With the exception of the modifications outlined above, the existing requirements of the concessions will remain unaltered.

The year of expenditure basis of deduction will apply to eligible expenditure incurred by an investor under a contract entered into on or after 13 January 1983.

Collection of Tax Payable by Non-Residents

The last of the changes that was foreshadowed by the previous Government is the introduction of special measures to facilitate the collection of tax payable by non-resident beneficiaries of trust estates.

This change is connected with steps taken last year to make non-residents ineligible for the zero rate of tax in the personal tax scales.

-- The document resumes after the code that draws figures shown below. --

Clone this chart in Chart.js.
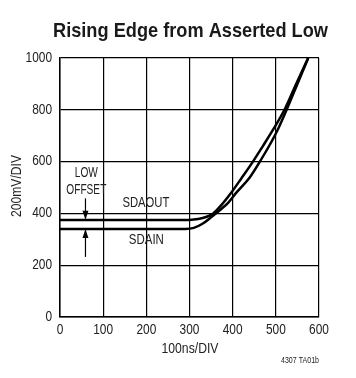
<!DOCTYPE html>
<html><head><meta charset="utf-8">
<script src="https://cdn.jsdelivr.net/npm/chart.js@4"></script>
<style>html,body{margin:0;padding:0;background:#fff}#wrap{width:356px;height:378px}</style>
</head><body><div id="wrap"><canvas id="c" width="356" height="378"></canvas></div>
<script>
const titleText = "Rising Edge from Asserted Low";
const xTitle = "100ns/DIV";
const yTitle = "200mV/DIV";
const footNote = "4307 TA01b";
const xTicks = [0,100,200,300,400,500,600];
const yTicks = [0,200,400,600,800,1000];
const sdaoutTime  = [0,300,320,340,355,370,397,420,447,470,495,520,547,575];
const sdaoutValue = [375,375,378,387,400,425,481,535,600,660,727,800,900,1000];
const sdainTime   = [0,290,310,330,350,370,390,410,440,463,486,505,525,550,575];
const sdainValue  = [340,340,344,360,385,412,442,483,540,600,665,725,800,900,1000];

const F = "'Liberation Sans',Arial,sans-serif";
const toPts = (t,v)=>t.map((x,i)=>({x:x,y:v[i]}));

function txt(c, s, x, y, size, opts){
  opts = opts || {};
  c.save();
  c.font = (opts.bold?'bold ':'') + size + 'px ' + F;
  const w = c.measureText(s).width;
  const k = opts.width ? opts.width / w : (opts.k || 0.85);
  c.translate(x, y);
  if (opts.rot) c.rotate(opts.rot);
  c.scale(k, 1);
  c.textAlign = opts.align || 'center';
  c.textBaseline = opts.base || 'middle';
  c.fillStyle = opts.color || '#222';
  c.fillText(s, 0, 0);
  c.restore();
}

const deco = {
  id:'deco',
  afterDraw(chart){
    const c = chart.ctx, xs = chart.scales.x, ys = chart.scales.y;
    const X = v=>xs.getPixelForValue(v), Y = v=>ys.getPixelForValue(v);
    txt(c, titleText, 190.5, 37, 21, {bold:true, width:275, base:'alphabetic', color:'#1a1a1a'});
    xTicks.forEach(v=>txt(c, String(v), X(v), 330, 14, {k:0.85}));
    yTicks.forEach(v=>txt(c, String(v), 52, Y(v), 14, {k:0.85, align:'right'}));
    txt(c, xTitle, 190, 349, 15, {width:57});
    txt(c, yTitle, 17, 186, 15, {width:62, rot:-Math.PI/2});
    txt(c, footNote, 319, 361, 9, {width:38, align:'right'});
    // annotations
    txt(c, "LOW", X(61), Y(556), 14, {width:23});
    txt(c, "OFFSET", X(61), Y(490), 14, {width:40});
    txt(c, "SDAOUT", X(199), Y(440), 14, {width:47});
    txt(c, "SDAIN", X(200), Y(297), 14, {width:35});
    // arrows
    c.save();
    c.strokeStyle='#000'; c.fillStyle='#000'; c.lineWidth=1.2;
    const ax = X(59);
    c.beginPath(); c.moveTo(ax, Y(458)); c.lineTo(ax, Y(380)); c.stroke();
    c.beginPath(); c.moveTo(ax, Y(376)); c.lineTo(ax-3, Y(410)); c.lineTo(ax+3, Y(410)); c.closePath(); c.fill();
    c.beginPath(); c.moveTo(ax, Y(232)); c.lineTo(ax, Y(335)); c.stroke();
    c.beginPath(); c.moveTo(ax, Y(339)); c.lineTo(ax-3, Y(305)); c.lineTo(ax+3, Y(305)); c.closePath(); c.fill();
    c.beginPath(); c.moveTo(ax-4, Y(340)); c.lineTo(ax+4, Y(340)); c.stroke();
    c.restore();
  }
};

new Chart(document.getElementById('c'), {
  type:'line',
  data:{datasets:[
    {label:'SDAOUT', data:toPts(sdaoutTime,sdaoutValue), borderColor:'#000', borderWidth:2.5, pointRadius:0, cubicInterpolationMode:'monotone', fill:false},
    {label:'SDAIN', data:toPts(sdainTime,sdainValue), borderColor:'#000', borderWidth:2.5, pointRadius:0, cubicInterpolationMode:'monotone', fill:false}
  ]},
  options:{
    responsive:false, animation:false, devicePixelRatio:1,
    layout:{padding:{top:58,right:37,left:0,bottom:0}},
    plugins:{legend:{display:false}, tooltip:{enabled:false}, title:{display:false}},
    scales:{
      x:{type:'linear', min:0, max:600,
        afterBuildTicks(s){ s.ticks = xTicks.map(v=>({value:v})); },
        afterFit(s){ s.height = 61; },
        grid:{color:'#000', lineWidth:1.2, drawTicks:false},
        border:{color:'#000', width:1.5},
        ticks:{display:false}
      },
      y:{type:'linear', min:0, max:1000,
        afterBuildTicks(s){ s.ticks = yTicks.map(v=>({value:v})); },
        afterFit(s){ s.width = 60; },
        grid:{color:'#000', lineWidth:1.2, drawTicks:false},
        border:{color:'#000', width:1.5},
        ticks:{display:false}
      }
    }
  },
  plugins:[deco]
});
</script></body></html>
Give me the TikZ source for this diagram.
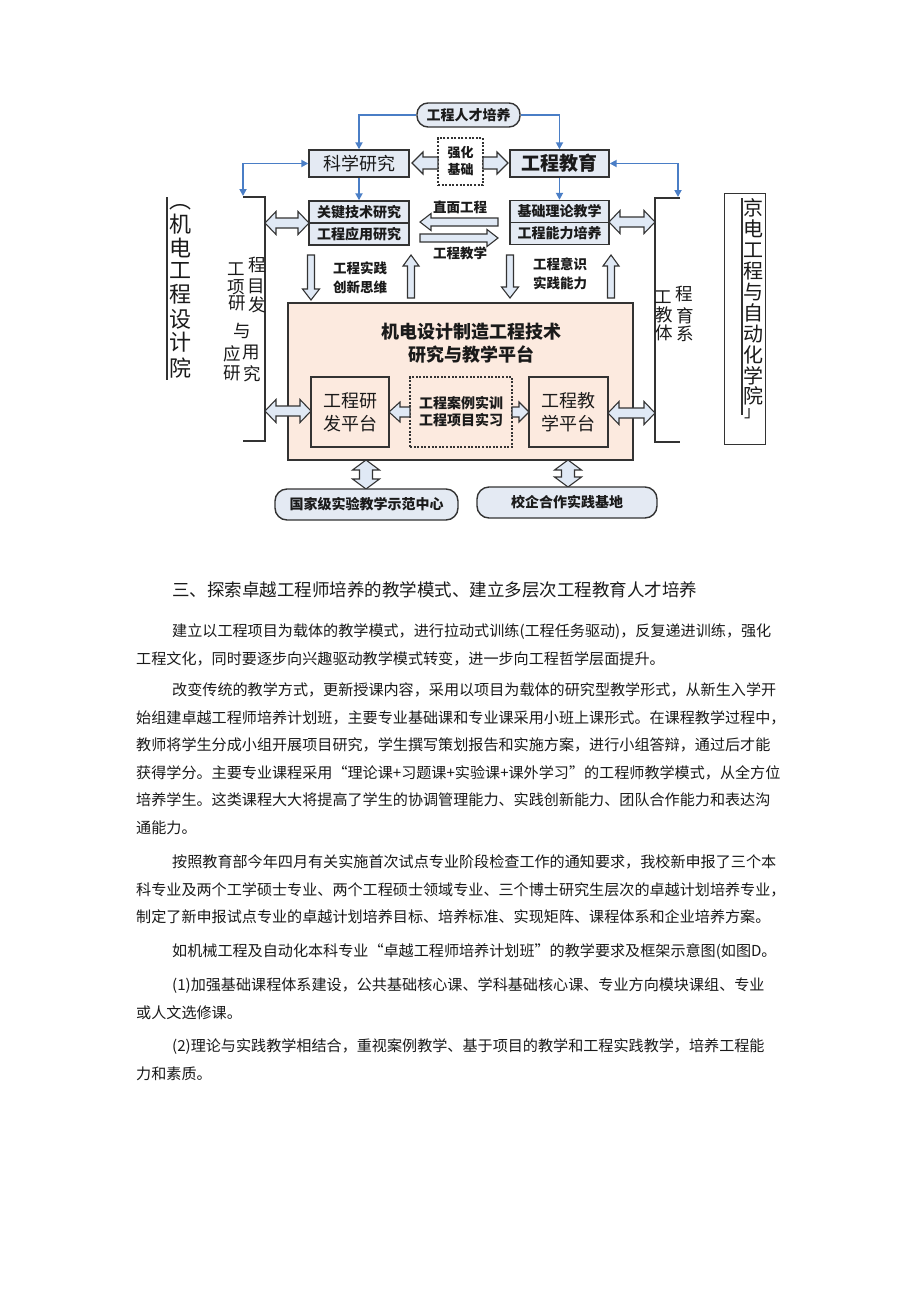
\documentclass[tikz,border=0pt]{standalone}
\usepackage{fontspec}
\setmainfont{Noto Sans CJK SC}
\usetikzlibrary{arrows.meta}
\XeTeXlinebreaklocale "zh"
\XeTeXlinebreakskip=0pt plus 6pt
\definecolor{boxfill}{HTML}{E4EAF3}
\definecolor{platfill}{HTML}{FCEADF}
\definecolor{arrfill}{HTML}{E0E9F5}
\definecolor{bluec}{HTML}{4A7EC6}
\definecolor{edge}{HTML}{333333}
\definecolor{txt}{HTML}{1A1A1A}
\newcommand\fsz[2]{\fontsize{#1}{#2}\selectfont}
\tikzset{
  tbox/.style={draw=edge, line width=1.4pt, fill=boxfill, inner sep=0pt, align=center, text=txt},
  dbox/.style={draw=edge, line width=1.6pt, dash pattern=on 2pt off 1.6pt, inner sep=0pt, align=center, text=txt},
  arrst/.style={draw=edge, line width=1.1pt, fill=arrfill, line join=miter},
  blueline/.style={draw=bluec, line width=1.8pt, -{Triangle[length=7pt,width=7pt]}},
  lbl/.style={inner sep=0pt, align=center, text=txt, font=\fsz{13.5}{19}\bfseries},
  vch/.style={inner sep=0pt, text=txt, font=\fsz{17.5}{18}},
  bigch/.style={inner sep=0pt, text=txt, font=\fsz{22}{22}},
  rch/.style={inner sep=0pt, text=txt, font=\fsz{20}{20}},
  body/.style={anchor=west, inner sep=0pt, text height=13.2pt, text depth=1.8pt, text=txt, font=\fsz{15.1}{18}},
}
% hollow block arrows: tail, tip, cross position, shaft half width, head half width, head length
\newcommand\sarrH[6]{%
  \pgfmathsetmacro\hb{#2>#1 ? #2-#6 : #2+#6}%
  \draw[arrst] (#1,#3-#4) -- (\hb,#3-#4) -- (\hb,#3-#5) -- (#2,#3) -- (\hb,#3+#5) -- (\hb,#3+#4) -- (#1,#3+#4) -- cycle;}
\newcommand\sarrV[6]{%
  \pgfmathsetmacro\hb{#2>#1 ? #2-#6 : #2+#6}%
  \draw[arrst] (#3-#4,#1) -- (#3-#4,\hb) -- (#3-#5,\hb) -- (#3,#2) -- (#3+#5,\hb) -- (#3+#4,\hb) -- (#3+#4,#1) -- cycle;}
\newcommand\darrH[6]{%
  \draw[arrst] (#1,#3) -- (#1+#6,#3-#5) -- (#1+#6,#3-#4) -- (#2-#6,#3-#4) -- (#2-#6,#3-#5) -- (#2,#3) -- (#2-#6,#3+#5) -- (#2-#6,#3+#4) -- (#1+#6,#3+#4) -- (#1+#6,#3+#5) -- cycle;}
\newcommand\darrV[6]{%
  \draw[arrst] (#3,#1) -- (#3-#5,#1+#6) -- (#3-#4,#1+#6) -- (#3-#4,#2-#6) -- (#3-#5,#2-#6) -- (#3,#2) -- (#3+#5,#2-#6) -- (#3+#4,#2-#6) -- (#3+#4,#1+#6) -- (#3+#5,#1+#6) -- cycle;}
\begin{document}
\begin{tikzpicture}[x=1pt,y=-1pt]
\useasboundingbox (0,0) rectangle (920,1301);
\fill[white] (0,0) rectangle (920,1301);

% ---- top boxes
\node[tbox, rounded corners=11, minimum width=103, minimum height=24, font=\fsz{14}{16}\bfseries] (talent) at (468.5,115) {工程人才培养};
\node[tbox, minimum width=100, minimum height=27, font=\fsz{18}{20}] (sci) at (359,163.5) {科学研究};
\node[tbox, minimum width=99, minimum height=27, font=\fsz{19}{20}\bfseries] (edu) at (559.5,163.5) {工程教育};
\node[dbox, fill=white, minimum width=45, minimum height=47, font=\fsz{13}{17}\bfseries] (qh) at (460.5,161.5) {强化\\基础};

\node[tbox, minimum width=100, minimum height=22, font=\fsz{14}{16}\bfseries] (key) at (359,212) {关键技术研究};
\node[tbox, minimum width=100, minimum height=22, font=\fsz{14}{16}\bfseries] (app) at (359,234) {工程应用研究};
\node[tbox, minimum width=99, minimum height=22, font=\fsz{14}{16}\bfseries] (basic) at (559.5,211.5) {基础理论教学};
\node[tbox, minimum width=99, minimum height=22, font=\fsz{14}{16}\bfseries] (ability) at (559.5,233.5) {工程能力培养};

% ---- blue connectors
\coordinate (lb) at (243,196);
\coordinate (rb) at (678,197);
\draw[blueline] (talent.west) -| (sci.north);
\draw[blueline] (talent.east) -| (edu.north);
\draw[blueline] (sci.south) -- (key.north);
\draw[blueline] (edu.south) -- (basic.north);
\draw[blueline, {Triangle[length=7pt,width=7pt]}-{Triangle[length=7pt,width=7pt]}] (sci.west) -| (lb);
\draw[blueline, {Triangle[length=7pt,width=7pt]}-{Triangle[length=7pt,width=7pt]}] (edu.east) -| (rb);

% ---- brackets
\draw[edge, line width=1.6pt] (243,197) -- (265,197) -- (265,441) -- (243,441);
\draw[edge, line width=1.6pt] (680,198) -- (655,198) -- (655,442) -- (680,442);

% ---- hollow arrows near top
\sarrH{438}{412}{163}{6}{11}{11}
\sarrH{483}{508}{163}{6}{11}{11}
\sarrH{498}{420}{222}{4}{8.5}{11}
\sarrH{420}{498}{238}{4}{8.5}{11}
\node[lbl] (l1) at (460,207) {直面工程};
\node[lbl] (l2) at (460,253) {工程教学};
\darrH{265}{309}{223}{5}{11.5}{11}
\darrH{609}{655}{222}{5}{11.5}{11}

% ---- vertical arrows
\sarrV{255}{300}{311}{3.5}{8.5}{11}
\sarrV{298}{255}{411}{3.5}{8}{11}
\sarrV{255}{298}{510}{3.5}{8.5}{11}
\sarrV{298}{255}{611}{3.5}{8}{11}
\node[lbl] (l3) at (360,277.5) {工程实践\\创新思维};
\node[lbl] (l4) at (560,274) {工程意识\\实践能力};

% ---- platform
\node[draw=edge, line width=2.2pt, fill=platfill, minimum width=345, minimum height=157, inner sep=0pt] (plat) at (460.5,381.5) {};
\node[inner sep=0pt, align=center, text=txt, font=\fsz{18}{23}\bfseries] (title) at (471,343.5) {机电设计制造工程技术\\研究与教学平台};
\node[draw=edge, line width=1.5pt, fill=platfill, minimum width=78, minimum height=70, inner sep=0pt, align=center, text=txt, font=\fsz{18}{23}] (rd) at (350,412) {工程研\\发平台};
\node[dbox, fill=platfill, minimum width=102, minimum height=70, font=\fsz{14}{17}\bfseries] (case) at (461,412) {工程案例实训\\工程项目实习};
\node[draw=edge, line width=1.5pt, fill=platfill, minimum width=79, minimum height=70, inner sep=0pt, align=center, text=txt, font=\fsz{18}{23}] (tp) at (568.5,412) {工程教\\学平台};
\sarrH{410}{389}{412}{5}{10}{11}
\sarrH{512}{529}{412}{5}{10}{10}
\darrH{265}{311}{411}{5}{11.5}{11}
\darrH{608}{655}{413}{5}{11.5}{11}

% ---- bottom
\darrV{460}{489}{366}{6.5}{13.5}{10}
\darrV{460}{487}{568}{6.5}{13.5}{10}
\node[tbox, rounded corners=12, minimum width=183, minimum height=31, font=\fsz{14}{16}\bfseries] (lab) at (366.5,504.5) {国家级实验教学示范中心};
\node[tbox, rounded corners=12, minimum width=180, minimum height=31, font=\fsz{14}{16}\bfseries] (base) at (567,502.5) {校企合作实践基地};

% ---- side texts
\foreach \c/\x/\y [count=\i] in {工/236/269,程/257/265,项/236/287,目/256/286,研/237/303,发/257/305,与/242/331,应/232/354,用/251/353,研/232/373,究/252/374}
  \node[vch] (lt\i) at (\x,\y) {\c};
\foreach \c/\x/\y [count=\i] in {工/663/297,程/684/294,教/664/315,育/685/316,体/664/333,系/685/334}
  \node[vch] (rt\i) at (\x,\y) {\c};
\draw[edge, line width=1.5pt] (167,197) -- (167,380);
\foreach \c/\y [count=\i] in {︵/207,机/224,电/248,工/271,程/294,设/319,计/342,院/368}
  \node[bigch] (fl\i) at (180,\y) {\c};
\node[draw=edge, line width=1pt, minimum width=41, minimum height=251, inner sep=0pt] (rbox) at (744.5,318.5) {};
\draw[edge, line width=1.2pt] (742,198) -- (742,415);
\foreach \c/\y [count=\i] in {京/208,电/229,工/250,程/271,与/292,自/313,动/334,化/355,学/376,院/396}
  \node[rch] (fr\i) at (753,\y) {\c};
\node[rch, font=\fsz{16}{16}] (fr11) at (752,414) {」};

% ---- body text
\node[anchor=west, inner sep=0pt, text height=15.5pt, text depth=2pt, text=txt, font=\fsz{17.5}{20}] (head) at (172,590) {\hbox to 534pt{三、探索卓越工程师培养的教学模式、建立多层次工程教育人才培养}};

\node[body] (p1a) at (172,631) {\hbox to 614pt{建立以工程项目为载体的教学模式，进行拉动式训练(工程任务驱动)，反复递进训练，强化}};
\node[body] (p1b) at (136,659) {工程文化，同时要逐步向兴趣驱动教学模式转变，进一步向工程哲学层面提升。};

\node[body] (p2a) at (172,690) {\hbox to 614pt{改变传统的教学方式，更新授课内容，采用以项目为载体的研究型教学形式，从新生入学开}};
\node[body] (p2b) at (136,717.5) {\hbox to 650pt{始组建卓越工程师培养计划班，主要专业基础课和专业课采用小班上课形式。在课程教学过程中，}};
\node[body] (p2c) at (136,745) {\hbox to 650pt{教师将学生分成小组开展项目研究，学生撰写策划报告和实施方案，进行小组答辩，通过后才能}};
\node[body] (p2d) at (136,772.5) {\hbox to 650pt{获得学分。主要专业课程采用“理论课+习题课+实验课+课外学习”的工程师教学模式，从全方位}};
\node[body] (p2e) at (136,800) {\hbox to 650pt{培养学生。这类课程大大将提高了学生的协调管理能力、实践创新能力、团队合作能力和表达沟}};
\node[body] (p2f) at (136,827.5) {通能力。};

\node[body] (p3a) at (172,862) {\hbox to 614pt{按照教育部今年四月有关实施首次试点专业阶段检查工作的通知要求，我校新申报了三个本}};
\node[body] (p3b) at (136,889.5) {\hbox to 650pt{科专业及两个工学硕士专业、两个工程硕士领域专业、三个博士研究生层次的卓越计划培养专业，}};
\node[body] (p3c) at (136,917) {制定了新申报试点专业的卓越计划培养目标、培养标准、实现矩阵、课程体系和企业培养方案。};

\node[body] (p4a) at (172,951) {\hbox to 612pt{如机械工程及自动化本科专业“卓越工程师培养计划班”的教学要求及框架示意图(如图D。}};

\node[body] (p5a) at (172,985) {\hbox to 614pt{(1)加强基础课程体系建设，公共基础核心课、学科基础核心课、专业方向模块课组、专业}};
\node[body] (p5b) at (136,1012.5) {或人文选修课。};

\node[body] (p6a) at (172,1046) {\hbox to 614pt{(2)理论与实践教学相结合，重视案例教学、基于项目的教学和工程实践教学，培养工程能}};
\node[body] (p6b) at (136,1073.5) {力和素质。};
\end{tikzpicture}
\end{document}
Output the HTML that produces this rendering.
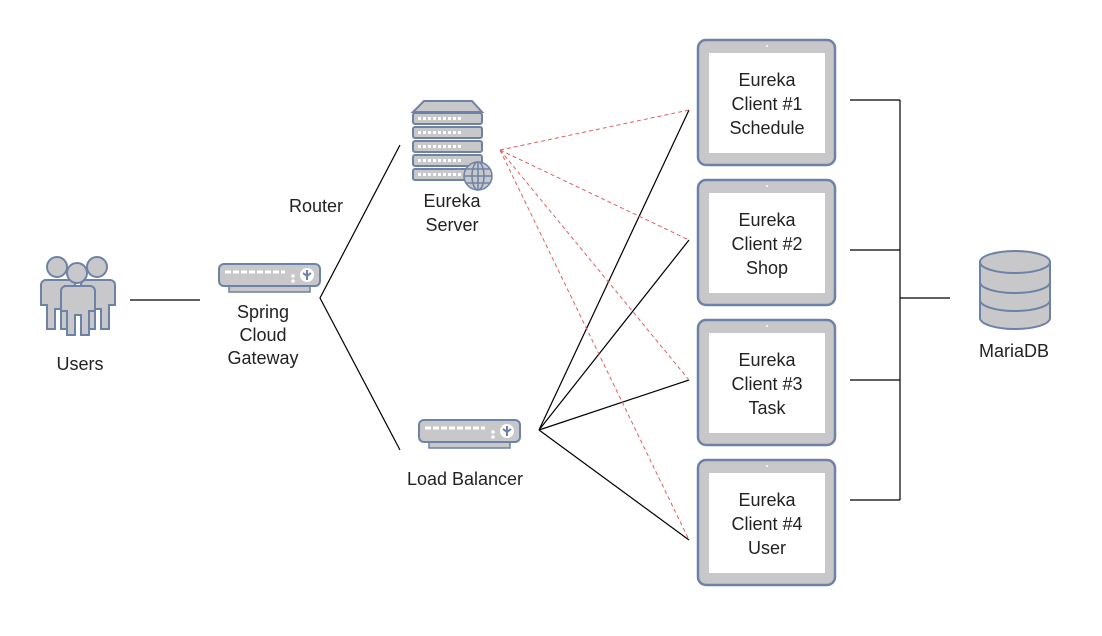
<!DOCTYPE html>
<html><head><style>
body{margin:0;background:#fff;}
svg{display:block;font-family:"Liberation Sans",Arial,sans-serif;}
text{font-size:18px;fill:#222;text-anchor:middle;}
</style></head><body>
<svg width="1102" height="636" viewBox="0 0 1102 636" xmlns="http://www.w3.org/2000/svg">
<defs>
<g id="dev">
 <rect x="10" y="21" width="81" height="7" fill="#c8c8ca" stroke="#6d82a6" stroke-width="1.5"/>
 <rect x="0" y="0" width="101" height="22" rx="5" fill="#c8c8ca" stroke="#6d82a6" stroke-width="2"/>
 <line x1="6" y1="8" x2="66" y2="8" stroke="#fff" stroke-width="3" stroke-dasharray="6,2"/>
 <circle cx="74" cy="12" r="1.8" fill="#fff"/><circle cx="74" cy="17" r="1.8" fill="#fff"/>
 <circle cx="88" cy="11" r="7" fill="#fff"/>
 <path d="M88 6v10M84 9l4 3 4-3" stroke="#6d82a6" stroke-width="2" fill="none"/>
</g>
<g id="tab">
 <rect x="0" y="0" width="137" height="125" rx="8" fill="#c8c8ca" stroke="#6d82a6" stroke-width="2.5"/>
 <rect x="11" y="13" width="116" height="100" fill="#fff"/>
 <circle cx="69" cy="6" r="1" fill="#fff"/>
</g>
<g id="person">
 <circle cx="0" cy="0" r="10" fill="#c8c8ca" stroke="#6d82a6" stroke-width="2"/>
 <path d="M-13 13 h26 a5 5 0 0 1 5 5 v20 h-6 v24 h-8 v-20 h-6 v20 h-8 v-24 h-6 v-20 a5 5 0 0 1 5 -5z" fill="#c8c8ca" stroke="#6d82a6" stroke-width="2"/>
</g>
</defs>

<!-- connectors -->
<g stroke="#000" stroke-width="1.2" fill="none">
 <line x1="130" y1="300" x2="200" y2="300"/>
 <polyline points="400,145 320,298 400,450"/>
 <line x1="539" y1="430" x2="689" y2="110"/>
 <line x1="539" y1="430" x2="689" y2="240"/>
 <line x1="539" y1="430" x2="689" y2="380"/>
 <line x1="539" y1="430" x2="689" y2="540"/>
 <line x1="850" y1="100" x2="900" y2="100"/>
 <line x1="850" y1="250" x2="900" y2="250"/>
 <line x1="850" y1="380" x2="900" y2="380"/>
 <line x1="850" y1="500" x2="900" y2="500"/>
 <line x1="900" y1="100" x2="900" y2="500"/>
 <line x1="900" y1="298" x2="950" y2="298"/>
</g>
<g stroke="#e06060" stroke-width="1" fill="none" stroke-dasharray="4,3">
 <line x1="500" y1="150" x2="689" y2="110"/>
 <line x1="500" y1="150" x2="689" y2="240"/>
 <line x1="500" y1="150" x2="689" y2="380"/>
 <line x1="500" y1="150" x2="689" y2="540"/>
</g>

<!-- users -->
<use href="#person" x="57" y="267"/>
<use href="#person" x="97" y="267"/>
<use href="#person" x="77" y="273"/>
<text x="80" y="370">Users</text>

<!-- gateway -->
<use href="#dev" x="219" y="264"/>
<text x="263" y="318">Spring</text>
<text x="263" y="341">Cloud</text>
<text x="263" y="364">Gateway</text>

<text x="316" y="212">Router</text>

<!-- eureka server -->
<g stroke="#6d82a6" stroke-width="2" fill="#c8c8ca">
 <path d="M424 101 h48 l10 11 h-69z"/>
 <rect x="413" y="113" width="69" height="11" rx="2"/>
 <rect x="413" y="127" width="69" height="11" rx="2"/>
 <rect x="413" y="141" width="69" height="11" rx="2"/>
 <rect x="413" y="155" width="69" height="11" rx="2"/>
 <rect x="413" y="169" width="69" height="11" rx="2"/>
</g>
<g stroke="#fff" stroke-width="3" stroke-dasharray="3,2">
 <line x1="418" y1="118.5" x2="462" y2="118.5"/>
 <line x1="418" y1="132.5" x2="462" y2="132.5"/>
 <line x1="418" y1="146.5" x2="462" y2="146.5"/>
 <line x1="418" y1="160.5" x2="462" y2="160.5"/>
 <line x1="418" y1="174.5" x2="462" y2="174.5"/>
</g>
<g stroke="#6d82a6" stroke-width="1.5" fill="#c8c8ca">
 <circle cx="478" cy="176" r="14"/>
 <ellipse cx="478" cy="176" rx="6" ry="14" fill="none"/>
 <line x1="464" y1="176" x2="492" y2="176"/>
 <line x1="466" y1="169" x2="490" y2="169"/>
 <line x1="466" y1="183" x2="490" y2="183"/>
 <line x1="478" y1="162" x2="478" y2="190"/>
</g>
<text x="452" y="207">Eureka</text>
<text x="452" y="231">Server</text>

<!-- load balancer -->
<use href="#dev" x="419" y="420"/>
<text x="465" y="485">Load Balancer</text>

<!-- clients -->
<use href="#tab" x="698" y="40"/>
<use href="#tab" x="698" y="180"/>
<use href="#tab" x="698" y="320"/>
<use href="#tab" x="698" y="460"/>
<text x="767" y="86">Eureka</text><text x="767" y="110">Client #1</text><text x="767" y="134">Schedule</text>
<text x="767" y="226">Eureka</text><text x="767" y="250">Client #2</text><text x="767" y="274">Shop</text>
<text x="767" y="366">Eureka</text><text x="767" y="390">Client #3</text><text x="767" y="414">Task</text>
<text x="767" y="506">Eureka</text><text x="767" y="530">Client #4</text><text x="767" y="554">User</text>

<!-- DB -->
<g stroke="#6d82a6" stroke-width="2" fill="#c8c8ca">
 <path d="M980 262 v56 a35 11 0 0 0 70 0 v-56"/>
 <ellipse cx="1015" cy="262" rx="35" ry="11"/>
 <path d="M980 282 a35 11 0 0 0 70 0 M980 300 a35 11 0 0 0 70 0" fill="none"/>
</g>
<text x="1014" y="357">MariaDB</text>
</svg>
</body></html>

In order to improve Australia's capacity to collect tax payable by trust beneficiaries who do not reside in Australia, this Bill will operate so that the trustee of the relevant trust will be primarily responsible for payment of the tax on income of the trust to which a non-resident beneficiary is presently entitled.

The non-resident beneficiary may also be assessed in respect of the trust income, with credit being allowed for the tax paid by the trustee.

This change will apply to trust distributions that are made on or after today.

Finally, the Bill also contains amendments to make it clear that interest paid by the Commissioner of Taxation under the proposed taxation (interest on overpayments) Act 1983 will be taxable to the recipient in the income year in which it is paid and to make a technical change in the provisions which limit the cost for depreciation purposes of certain motor vehicles.

This latter amendment is consequential on a change made in the basis of calculation of the motor vehicle purchase sub-group of the consumer price index, on which annual changes in the limit are based.

I commend the Bill to Honourable members.